The Public Health Agency has been accused of issuing “patronising” cold weather advice to older people from NI who “know more than a thing or two about keeping warm in winter”.
In a press release issued on Tuesday, the health advisory organisation for NI suggested people wear extra layers of clothing during the day and bed socks and thermal underwear at night to combat the ‘beast from the east’.
News Letter columnist Sandra Chapman said she was fed up being told to ‘wrap up warm’.
She said: “We’ve had plenty of warning the beast from the east was coming. Haven’t the BBC weather staff being telling us for ages to ‘wrap up warm’ as if none of us knows much about winter weather?
“I cringe when I hear that phrase – wrap up warm.

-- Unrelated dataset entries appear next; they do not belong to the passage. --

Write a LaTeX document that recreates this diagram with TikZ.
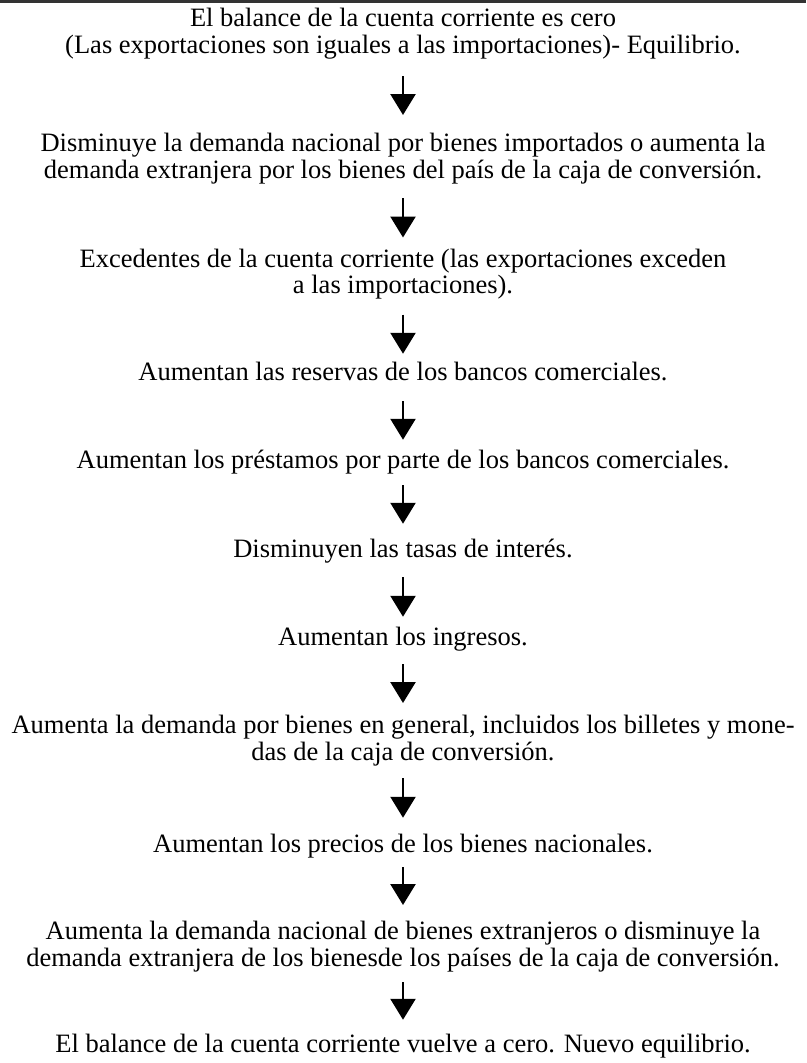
\documentclass[tikz,border=0pt]{standalone}
\usepackage{fontspec}
\setmainfont{Liberation Serif}
\usetikzlibrary{arrows.meta}
\tikzset{
  txt/.style={align=center, inner sep=0pt, outer sep=0pt, font=\fontsize{26.5}{26.5}\selectfont},
  flow/.style={line width=2.5pt, -{Triangle[width=25pt,length=21pt]}},
}
\begin{document}
\begin{tikzpicture}[x=1pt,y=1pt]
\useasboundingbox (0,0) rectangle (806,-1063);
\fill[white] (0,0) rectangle (806,-1063);
\draw[line width=2.5pt, black!80] (0,-1.25) -- (806,-1.25);
\node[txt] (n1) at (403,-34.5) {\strut El balance de la cuenta corriente es cero\\\strut (Las exportaciones son iguales a las importaciones)- Equilibrio.};
\node[txt] (n2) at (403,-159.5) {\strut Disminuye la demanda nacional por bienes importados o aumenta la\\\strut demanda extranjera por los bienes del país de la caja de conversión.};
\node[txt] (n3) at (403,-275) {\strut Excedentes de la cuenta corriente (las exportaciones exceden\\\strut a las importaciones).};
\node[txt] (n4) at (403,-375) {\strut Aumentan las reservas de los bancos comerciales.};
\node[txt] (n5) at (403,-463) {\strut Aumentan los préstamos por parte de los bancos comerciales.};
\node[txt] (n6) at (403,-552) {\strut Disminuyen las tasas de interés.};
\node[txt] (n7) at (403,-640) {\strut Aumentan los ingresos.};
\node[txt] (n8) at (403,-741.5) {\strut Aumenta la demanda por bienes en general, incluidos los billetes y mone-\\\strut das de la caja de conversión.};
\node[txt] (n9) at (403,-847) {\strut Aumentan los precios de los bienes nacionales.};
\node[txt] (n10) at (403,-947.5) {\strut Aumenta la demanda nacional de bienes extranjeros o disminuye la\\\strut demanda extranjera de los bienesde los países de la caja de conversión.};
\node[txt] (n11) at (403,-1047) {\strut El balance de la cuenta corriente vuelve a cero. Nuevo equilibrio.};
\draw[flow, shorten <=15pt, shorten >=18pt] (n1) -- (n2);
\draw[flow, shorten <=12pt, shorten >=11pt] (n2) -- (n3);
\draw[flow, shorten <=13pt, shorten >=8pt] (n3) -- (n4);
\draw[flow, shorten <=13pt, shorten >=10pt] (n4) -- (n5);
\draw[flow, shorten <=9pt, shorten >=15pt] (n5) -- (n6);
\draw[flow, shorten <=12pt, shorten >=10pt] (n6) -- (n7);
\draw[flow, shorten <=11pt, shorten >=12pt] (n7) -- (n8);
\draw[flow, shorten <=10pt, shorten >=16pt] (n8) -- (n9);
\draw[flow, shorten <=7pt, shorten >=16pt] (n9) -- (n10);
\draw[flow, shorten <=8pt, shorten >=14pt] (n10) -- (n11);
\end{tikzpicture}
\end{document}
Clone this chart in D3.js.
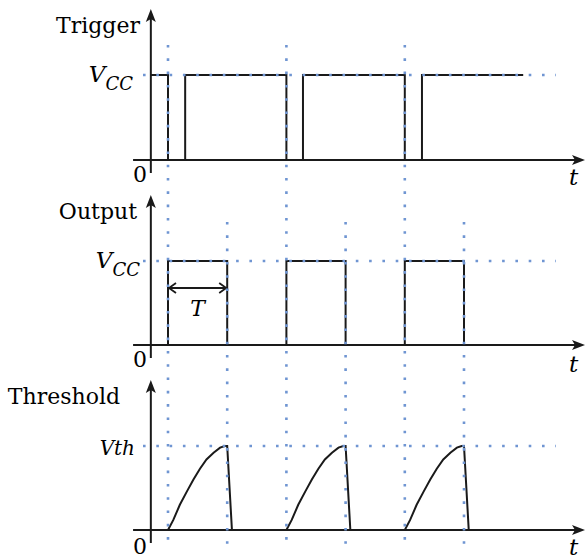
<html>
<script src="https://d3js.org/d3.v7.min.js"></script>
<body style="margin:0;background:#fff"></body>
<script>
const width = 585;
const height = 560;

// panels, top to bottom
const panelNames = ['Trigger', 'Output', 'Threshold'];
const levelNames = [['V', 'CC'], ['V', 'CC'], ['Vth', '']];

// dotted time marks (first, third, fifth run through all three panels)
const markTimes = [1, 2, 3, 4, 5, 6];
const longMarks = [1, 3, 5];

// trigger signal, level 1 = Vcc
const triggerTime  = [0.71, 1, 1, 1.29, 1.29, 3, 3, 3.28, 3.28, 5, 5, 5.29, 5.29, 7];
const triggerLevel = [1, 1, 0, 0, 1, 1, 0, 0, 1, 1, 0, 0, 1, 1];

// output pulses, width T
const outputTime  = [1, 1, 2, 2, 3, 3, 4, 4, 5, 5, 6, 6];
const outputLevel = [0, 1, 1, 0, 0, 1, 1, 0, 0, 1, 1, 0];

// threshold (capacitor) voltage, level 1 = Vth
const thresholdTime = [
    1, 1.09, 1.20, 1.32, 1.43, 1.54, 1.65, 1.77, 1.88, 1.96, 2, 2.08,
    3, 3.09, 3.20, 3.32, 3.43, 3.54, 3.65, 3.77, 3.88, 3.96, 4, 4.08,
    5, 5.09, 5.20, 5.32, 5.43, 5.54, 5.65, 5.77, 5.88, 5.96, 6, 6.08
];
const thresholdLevel = [
    0, 0.12, 0.30, 0.46, 0.60, 0.73, 0.84, 0.92, 0.98, 1, 1, 0,
    0, 0.12, 0.30, 0.46, 0.60, 0.73, 0.84, 0.92, 0.98, 1, 1, 0,
    0, 0.12, 0.30, 0.46, 0.60, 0.73, 0.84, 0.92, 0.98, 1, 1, 0
];

const signals = [
    d3.zip(triggerTime, triggerLevel),
    d3.zip(outputTime, outputLevel),
    d3.zip(thresholdTime, thresholdLevel)
];

const ink = '#1a1a1a';
const dotColor = '#6f95d2';
const serif = 'DejaVu Serif';

const x = d3.scaleLinear().domain([1, 6]).range([168, 464]);
const axisX = x(0.71);

// baseline / level pixel rows for each panel
const panelY = [
    d3.scaleLinear().domain([0, 1]).range([160, 75]),
    d3.scaleLinear().domain([0, 1]).range([345, 261]),
    d3.scaleLinear().domain([0, 1]).range([530, 446])
];
const nameRight = [140, 137, 120];
const levelRight = [133, 140, 135];

const svg = d3.select('body').append('svg')
    .attr('width', width)
    .attr('height', height)
    .style('display', 'block');

const line = d3.line().x(d => x(d[0]));

panelY.forEach((y, i) => {
    const g = svg.append('g');
    const base = y(0);
    const top = y(1) - 66;

    // axes
    g.append('line')
        .attr('x1', x(0.41)).attr('x2', width - 8)
        .attr('y1', base).attr('y2', base)
        .attr('stroke', ink).attr('stroke-width', 2);
    g.append('path')
        .attr('d', `M${width},${base} L${width - 13},${base - 5} L${width - 10},${base} L${width - 13},${base + 5} Z`)
        .attr('fill', ink);
    g.append('line')
        .attr('x1', axisX).attr('x2', axisX)
        .attr('y1', base + 13).attr('y2', top + 8)
        .attr('stroke', ink).attr('stroke-width', 2);
    g.append('path')
        .attr('d', `M${axisX},${top} L${axisX - 5},${top + 13} L${axisX},${top + 10} L${axisX + 5},${top + 13} Z`)
        .attr('fill', ink);

    // signal
    g.append('path')
        .attr('d', line.y(d => y(d[1]))(signals[i]))
        .attr('fill', 'none')
        .attr('stroke', ink)
        .attr('stroke-width', 2)
        .attr('stroke-linejoin', 'miter');

    // texts
    g.append('text')
        .attr('x', nameRight[i]).attr('y', y(1) - 42)
        .attr('text-anchor', 'end')
        .attr('font-family', serif).attr('font-size', 22)
        .text(panelNames[i]);

    const lv = g.append('text')
        .attr('x', levelRight[i]).attr('y', y(1) + (i == 2 ? 9 : 7))
        .attr('text-anchor', 'end')
        .attr('font-family', serif).attr('font-style', 'italic')
        .attr('font-size', i == 2 ? 20 : 23);
    lv.append('tspan').text(levelNames[i][0]);
    if (levelNames[i][1]) {
        lv.append('tspan').attr('dy', 8).attr('font-size', 18).text(levelNames[i][1]);
    }

    g.append('text')
        .attr('x', 147).attr('y', base + (i == 2 ? 24 : 22))
        .attr('text-anchor', 'end')
        .attr('font-family', serif).attr('font-size', 22)
        .text('0');

    g.append('text')
        .attr('x', 569).attr('y', base + (i == 0 ? 25 : (i == 1 ? 27 : 25)))
        .attr('font-family', serif).attr('font-style', 'italic').attr('font-size', 23)
        .text('t');

    // dotted level line
    g.append('line')
        .attr('x1', 143).attr('x2', 556)
        .attr('y1', y(1)).attr('y2', y(1))
        .attr('stroke', dotColor).attr('stroke-width', 2.6)
        .attr('stroke-dasharray', '2.6 10.7');
});

// pulse width marker on the output panel
const yT = 288;
const tMark = svg.append('g').attr('stroke', ink).attr('stroke-width', 1.8).attr('fill', 'none');
tMark.append('line').attr('x1', x(1) + 1).attr('x2', x(2) - 1).attr('y1', yT).attr('y2', yT);
tMark.append('path').attr('d', `M${x(1) + 8},${yT - 5} L${x(1) + 1},${yT} L${x(1) + 8},${yT + 5}`);
tMark.append('path').attr('d', `M${x(2) - 8},${yT - 5} L${x(2) - 1},${yT} L${x(2) - 8},${yT + 5}`);
svg.append('text')
    .attr('x', (x(1) + x(2)) / 2).attr('y', 316)
    .attr('text-anchor', 'middle')
    .attr('font-family', serif).attr('font-style', 'italic').attr('font-size', 22)
    .text('T');

// dotted time marks
svg.append('g').selectAll('line')
    .data(markTimes)
    .join('line')
        .attr('x1', d => x(d)).attr('x2', d => x(d))
        .attr('y1', d => longMarks.includes(d) ? 45 : 222)
        .attr('y2', 549)
        .attr('stroke', dotColor)
        .attr('stroke-width', 2.6)
        .attr('stroke-dasharray', '2.6 10.7');
</script>
</html>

We’re not idiots after all.
“We live in a cold country – yes, even in summer – and have learned to keep an extra cardigan and scarf always to hand.”

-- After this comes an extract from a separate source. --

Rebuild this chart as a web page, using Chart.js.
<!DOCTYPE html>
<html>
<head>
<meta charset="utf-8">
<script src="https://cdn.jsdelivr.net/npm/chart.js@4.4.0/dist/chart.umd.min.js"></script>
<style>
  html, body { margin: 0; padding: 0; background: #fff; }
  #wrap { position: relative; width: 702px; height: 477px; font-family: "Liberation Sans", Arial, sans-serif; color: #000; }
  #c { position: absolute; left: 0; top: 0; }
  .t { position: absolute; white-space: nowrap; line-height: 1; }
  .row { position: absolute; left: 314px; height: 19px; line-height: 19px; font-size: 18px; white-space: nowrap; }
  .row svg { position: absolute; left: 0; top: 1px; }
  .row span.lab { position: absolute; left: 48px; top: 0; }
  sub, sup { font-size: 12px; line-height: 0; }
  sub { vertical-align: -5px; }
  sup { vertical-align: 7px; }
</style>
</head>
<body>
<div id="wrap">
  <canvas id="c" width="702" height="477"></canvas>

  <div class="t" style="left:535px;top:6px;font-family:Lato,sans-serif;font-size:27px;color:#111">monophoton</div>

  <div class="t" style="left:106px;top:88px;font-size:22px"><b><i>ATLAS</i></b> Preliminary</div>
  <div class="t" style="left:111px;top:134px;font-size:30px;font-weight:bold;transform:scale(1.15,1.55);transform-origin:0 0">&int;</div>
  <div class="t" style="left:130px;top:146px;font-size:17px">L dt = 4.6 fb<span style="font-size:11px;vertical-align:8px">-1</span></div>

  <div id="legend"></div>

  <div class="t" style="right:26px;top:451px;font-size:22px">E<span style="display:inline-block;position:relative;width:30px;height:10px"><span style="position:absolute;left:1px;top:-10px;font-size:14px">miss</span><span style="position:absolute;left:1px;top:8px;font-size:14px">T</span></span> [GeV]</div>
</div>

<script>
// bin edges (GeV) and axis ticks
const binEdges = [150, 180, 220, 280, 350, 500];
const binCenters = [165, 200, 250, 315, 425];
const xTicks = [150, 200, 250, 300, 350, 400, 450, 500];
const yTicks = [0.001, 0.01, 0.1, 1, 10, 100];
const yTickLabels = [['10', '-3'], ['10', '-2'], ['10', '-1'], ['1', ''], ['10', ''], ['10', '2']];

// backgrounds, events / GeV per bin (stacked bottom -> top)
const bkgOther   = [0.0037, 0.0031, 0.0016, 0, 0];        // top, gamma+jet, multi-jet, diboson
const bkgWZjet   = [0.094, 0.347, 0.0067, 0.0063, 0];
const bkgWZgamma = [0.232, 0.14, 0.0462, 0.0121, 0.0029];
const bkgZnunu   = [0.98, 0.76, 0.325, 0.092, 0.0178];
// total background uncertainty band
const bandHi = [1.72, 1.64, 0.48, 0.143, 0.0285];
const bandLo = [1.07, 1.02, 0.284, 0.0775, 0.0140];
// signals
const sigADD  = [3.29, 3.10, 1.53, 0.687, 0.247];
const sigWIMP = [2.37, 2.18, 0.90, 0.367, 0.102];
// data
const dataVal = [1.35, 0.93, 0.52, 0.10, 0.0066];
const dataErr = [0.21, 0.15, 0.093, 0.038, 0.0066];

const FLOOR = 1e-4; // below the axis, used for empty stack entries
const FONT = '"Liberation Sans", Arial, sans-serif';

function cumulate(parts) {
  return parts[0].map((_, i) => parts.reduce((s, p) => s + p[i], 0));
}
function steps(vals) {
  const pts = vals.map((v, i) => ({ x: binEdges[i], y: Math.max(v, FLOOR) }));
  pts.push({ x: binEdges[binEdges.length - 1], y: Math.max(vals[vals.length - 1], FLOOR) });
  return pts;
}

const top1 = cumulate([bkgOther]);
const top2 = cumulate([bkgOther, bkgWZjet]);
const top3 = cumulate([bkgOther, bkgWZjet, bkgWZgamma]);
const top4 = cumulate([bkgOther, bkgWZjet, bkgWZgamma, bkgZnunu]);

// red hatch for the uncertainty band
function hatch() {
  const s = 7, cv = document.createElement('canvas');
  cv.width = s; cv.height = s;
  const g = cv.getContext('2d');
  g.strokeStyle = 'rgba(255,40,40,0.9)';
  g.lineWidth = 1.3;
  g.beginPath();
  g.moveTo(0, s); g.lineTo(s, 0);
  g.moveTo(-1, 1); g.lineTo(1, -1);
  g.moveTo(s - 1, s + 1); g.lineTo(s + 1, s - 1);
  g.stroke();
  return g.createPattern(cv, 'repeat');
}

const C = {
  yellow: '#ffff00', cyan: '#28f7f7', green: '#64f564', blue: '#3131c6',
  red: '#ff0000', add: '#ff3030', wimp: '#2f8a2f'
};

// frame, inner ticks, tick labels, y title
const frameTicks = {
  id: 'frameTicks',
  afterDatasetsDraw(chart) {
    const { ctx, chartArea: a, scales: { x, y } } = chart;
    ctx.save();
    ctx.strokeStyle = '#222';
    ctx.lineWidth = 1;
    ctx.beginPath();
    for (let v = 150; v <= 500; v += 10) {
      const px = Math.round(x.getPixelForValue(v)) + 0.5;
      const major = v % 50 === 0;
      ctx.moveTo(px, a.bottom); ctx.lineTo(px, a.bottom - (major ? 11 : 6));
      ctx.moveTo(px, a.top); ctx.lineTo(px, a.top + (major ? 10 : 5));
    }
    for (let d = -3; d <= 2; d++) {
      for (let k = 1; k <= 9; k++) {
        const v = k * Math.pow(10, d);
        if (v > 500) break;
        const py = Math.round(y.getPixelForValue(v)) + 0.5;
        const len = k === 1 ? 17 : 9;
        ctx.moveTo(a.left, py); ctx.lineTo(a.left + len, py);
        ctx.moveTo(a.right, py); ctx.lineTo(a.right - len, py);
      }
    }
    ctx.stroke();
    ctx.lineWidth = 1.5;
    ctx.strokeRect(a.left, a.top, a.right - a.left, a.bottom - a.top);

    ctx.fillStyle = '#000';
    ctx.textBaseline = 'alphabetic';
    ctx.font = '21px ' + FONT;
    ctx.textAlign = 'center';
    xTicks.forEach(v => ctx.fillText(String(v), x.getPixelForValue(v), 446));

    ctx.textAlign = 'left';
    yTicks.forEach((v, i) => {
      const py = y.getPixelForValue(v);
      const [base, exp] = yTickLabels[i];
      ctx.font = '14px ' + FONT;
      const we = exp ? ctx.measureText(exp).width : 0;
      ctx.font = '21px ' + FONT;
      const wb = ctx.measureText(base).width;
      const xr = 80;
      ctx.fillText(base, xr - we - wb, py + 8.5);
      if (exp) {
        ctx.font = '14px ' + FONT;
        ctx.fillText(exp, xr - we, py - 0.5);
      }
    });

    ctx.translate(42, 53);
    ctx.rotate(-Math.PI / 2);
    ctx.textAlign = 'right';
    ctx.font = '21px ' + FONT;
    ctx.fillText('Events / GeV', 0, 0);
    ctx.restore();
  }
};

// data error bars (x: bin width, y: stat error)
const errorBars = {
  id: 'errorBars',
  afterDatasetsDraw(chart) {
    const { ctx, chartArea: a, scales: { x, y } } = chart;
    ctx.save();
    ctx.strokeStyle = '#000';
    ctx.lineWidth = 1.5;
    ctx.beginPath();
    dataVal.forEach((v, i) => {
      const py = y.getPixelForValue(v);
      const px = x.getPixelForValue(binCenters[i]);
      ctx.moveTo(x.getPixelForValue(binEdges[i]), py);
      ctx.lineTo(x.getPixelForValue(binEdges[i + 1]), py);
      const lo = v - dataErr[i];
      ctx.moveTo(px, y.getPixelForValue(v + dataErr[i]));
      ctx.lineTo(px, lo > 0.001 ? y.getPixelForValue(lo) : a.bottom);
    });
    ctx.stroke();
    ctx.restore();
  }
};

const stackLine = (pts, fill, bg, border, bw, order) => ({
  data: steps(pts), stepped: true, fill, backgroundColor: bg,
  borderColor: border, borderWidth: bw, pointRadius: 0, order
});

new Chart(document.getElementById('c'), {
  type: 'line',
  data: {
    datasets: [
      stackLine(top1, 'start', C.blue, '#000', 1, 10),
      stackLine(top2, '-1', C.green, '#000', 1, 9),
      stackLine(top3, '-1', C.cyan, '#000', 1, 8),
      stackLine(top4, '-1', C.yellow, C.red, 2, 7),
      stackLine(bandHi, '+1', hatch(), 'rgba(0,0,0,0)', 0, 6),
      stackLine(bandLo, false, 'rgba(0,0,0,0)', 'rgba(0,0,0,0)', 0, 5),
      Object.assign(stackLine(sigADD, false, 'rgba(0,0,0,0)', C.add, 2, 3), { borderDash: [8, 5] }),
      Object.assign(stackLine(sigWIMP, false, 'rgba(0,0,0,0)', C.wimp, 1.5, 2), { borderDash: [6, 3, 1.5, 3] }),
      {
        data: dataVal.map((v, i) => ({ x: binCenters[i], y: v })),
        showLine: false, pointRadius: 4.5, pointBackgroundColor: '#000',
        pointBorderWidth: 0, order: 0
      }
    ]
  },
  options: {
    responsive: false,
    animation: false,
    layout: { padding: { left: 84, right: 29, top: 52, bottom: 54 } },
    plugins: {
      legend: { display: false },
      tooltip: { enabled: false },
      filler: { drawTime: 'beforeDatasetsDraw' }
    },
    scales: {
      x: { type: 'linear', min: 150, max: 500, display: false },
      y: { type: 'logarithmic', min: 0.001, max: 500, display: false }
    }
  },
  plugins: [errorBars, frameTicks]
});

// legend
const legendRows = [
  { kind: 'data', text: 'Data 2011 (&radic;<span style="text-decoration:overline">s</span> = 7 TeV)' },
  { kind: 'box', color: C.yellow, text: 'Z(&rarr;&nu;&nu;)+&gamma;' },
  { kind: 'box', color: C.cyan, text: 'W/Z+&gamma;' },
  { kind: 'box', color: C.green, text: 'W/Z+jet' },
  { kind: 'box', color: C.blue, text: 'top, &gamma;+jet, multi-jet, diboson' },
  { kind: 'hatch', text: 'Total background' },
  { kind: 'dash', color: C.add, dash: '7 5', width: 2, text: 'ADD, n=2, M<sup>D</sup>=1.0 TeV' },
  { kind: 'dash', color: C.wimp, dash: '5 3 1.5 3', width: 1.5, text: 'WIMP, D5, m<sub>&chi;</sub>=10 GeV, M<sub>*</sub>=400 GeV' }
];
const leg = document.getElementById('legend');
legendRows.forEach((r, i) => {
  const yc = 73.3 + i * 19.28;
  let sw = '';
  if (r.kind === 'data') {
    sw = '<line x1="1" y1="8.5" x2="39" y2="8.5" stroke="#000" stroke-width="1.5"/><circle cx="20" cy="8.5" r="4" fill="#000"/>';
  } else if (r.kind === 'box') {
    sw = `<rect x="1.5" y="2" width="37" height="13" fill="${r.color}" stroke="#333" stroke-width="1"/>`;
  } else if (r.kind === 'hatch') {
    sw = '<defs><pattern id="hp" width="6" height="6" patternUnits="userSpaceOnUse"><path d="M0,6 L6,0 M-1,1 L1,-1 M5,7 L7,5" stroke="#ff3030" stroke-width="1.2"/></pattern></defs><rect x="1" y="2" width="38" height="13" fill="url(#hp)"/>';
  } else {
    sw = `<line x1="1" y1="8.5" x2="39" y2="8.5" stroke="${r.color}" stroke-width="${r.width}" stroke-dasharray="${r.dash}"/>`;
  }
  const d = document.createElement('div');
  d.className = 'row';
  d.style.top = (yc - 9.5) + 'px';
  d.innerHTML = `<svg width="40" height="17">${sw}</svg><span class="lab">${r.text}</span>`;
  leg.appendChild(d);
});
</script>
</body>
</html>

In light of the cold spell of weather the Public Health Agency has advised people to wear multiple layers of clothing, keep your living room warm throughout the day if you are in the house, make sure your heating system is safe, eat well, particularly hot meals and drinks.

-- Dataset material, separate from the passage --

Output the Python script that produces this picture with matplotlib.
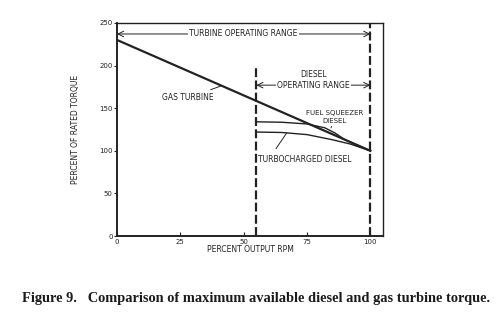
import matplotlib
matplotlib.use('Agg')
import matplotlib.pyplot as plt

# data
#
gas_rpm = [0, 100]
gas_torque = [230, 100]

squeezer_rpm = [55, 65, 75, 82, 86, 90, 95, 100]
squeezer_torque = [134, 133.5, 131.5, 127, 121, 113, 106.5, 100]

turbo_rpm = [55, 65, 75, 85, 92, 100]
turbo_torque = [122, 121.5, 119, 113, 108, 100]

xticks = [0, 25, 50, 75, 100]
yticks = [0, 50, 100, 150, 200, 250]

diesel_start = 55
turbine_end = 100

plt.rcParams['font.family'] = ['Liberation Sans Narrow', 'DejaVu Sans']
ink = '#222222'

# plot
#
fig = plt.figure(figsize=(5, 3.27), dpi=100)
ax = fig.add_axes([0.234, 0.278, 0.532, 0.652])

ax.plot(gas_rpm, gas_torque, color=ink, linewidth=1.6)
ax.plot(squeezer_rpm, squeezer_torque, color=ink, linewidth=1.0)
ax.plot(turbo_rpm, turbo_torque, color=ink, linewidth=1.0)

ax.plot([diesel_start, diesel_start], [0, 200], color=ink, linewidth=1.6, linestyle=(0, (4, 1.5)))
ax.plot([turbine_end, turbine_end], [0, 250], color=ink, linewidth=1.6, linestyle=(0, (4, 1.5)))

# ranges
#
ax.annotate('', xy=(0, 237), xytext=(100, 237),
            arrowprops=dict(arrowstyle='<->', color=ink, lw=0.7, shrinkA=0, shrinkB=0))
ax.text(50, 237, 'TURBINE OPERATING RANGE', ha='center', va='center', fontsize=5.5,
        color=ink, bbox=dict(facecolor='white', edgecolor='none', pad=1))

ax.annotate('', xy=(diesel_start, 177), xytext=(100, 177),
            arrowprops=dict(arrowstyle='<->', color=ink, lw=0.7, shrinkA=0, shrinkB=0))
ax.text(77.5, 177, 'OPERATING RANGE', ha='center', va='center', fontsize=5.5,
        color=ink, bbox=dict(facecolor='white', edgecolor='none', pad=1))
ax.text(77.5, 189, 'DIESEL', ha='center', va='center', fontsize=5.5, color=ink)

# labels
#
ax.annotate('GAS TURBINE', xy=(41, 176), xytext=(28, 162), ha='center', va='center',
            fontsize=5.5, color=ink,
            arrowprops=dict(arrowstyle='-', color=ink, lw=0.7, shrinkA=2, shrinkB=0))
ax.annotate('FUEL SQUEEZER\nDIESEL', xy=(84.5, 127), xytext=(86, 140), ha='center', va='center',
            fontsize=5, color=ink, linespacing=1.4,
            arrowprops=dict(arrowstyle='-', color=ink, lw=0.7, shrinkA=4, shrinkB=0))
ax.annotate('TURBOCHARGED DIESEL', xy=(67, 121), xytext=(74, 90), ha='center', va='center',
            fontsize=5.5, color=ink,
            arrowprops=dict(arrowstyle='-', color=ink, lw=0.7, shrinkA=3, shrinkB=0,
                            relpos=(0.15, 1.0)))

# axes
#
ax.set_xlim(0, 105)
ax.set_ylim(0, 250)
ax.set_xticks(xticks)
ax.set_yticks(yticks)
ax.tick_params(axis='x', direction='in', length=3, labelsize=5, colors=ink, pad=2)
ax.tick_params(axis='y', direction='out', length=2, labelsize=5, colors=ink, pad=1)
for s in ax.spines.values():
    s.set_color(ink)
    s.set_linewidth(1.0)
ax.spines['left'].set_linewidth(1.4)
ax.spines['bottom'].set_linewidth(1.4)

ax.set_xlabel('PERCENT OUTPUT RPM', fontsize=5.5, color=ink, labelpad=0)
ax.set_ylabel('PERCENT OF RATED TORQUE', fontsize=5.5, color=ink, labelpad=14)

fig.text(0.044, 0.088, 'Figure 9.   Comparison of maximum available diesel and gas turbine torque.',
         fontsize=10.4, fontweight='bold', family='Liberation Serif', color='#1a1a1a',
         ha='left', va='center')

# output
#
plt.savefig('out.png', dpi=100)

It also suggested wearing bed socks and thermal underwear at night, and not using an electric blanket and hot water bottle together to prevent electrocution.
Mrs Chapman continued: “The Public Health Agency has issued a long list of advice about how to keep warm, most of which is obviously geared towards the elderly.
“Yet I would suggest it’s older people who know more than a thing or two about keeping warm in winter. We have long memories.
“Do we need to be continually patronised in this way especially when the winter heating allowance for older people is issued at the start of winter when it’s often not that cold?”
She added: “Vicious cold snaps such as this week’s are more likely to arrive without much warning when the heating allowance has long since being used up.
“In 2012, just as I was preparing for Easter, a real beast from the east buried my garden in 12 feet of snow accompanied by ferocious winds which didn’t stop for 48 hours.
“Weather forecasters were caught on the hop and we didn’t have much warning.
“Now they overdo it [with weather warnings] and sometimes we’re listening to them and not trusting in our own judgment.
“Dealing with cold weather requires a common sense approach and a bit of prior planning.
“There’s no point in preaching to us when it’s already arrived.”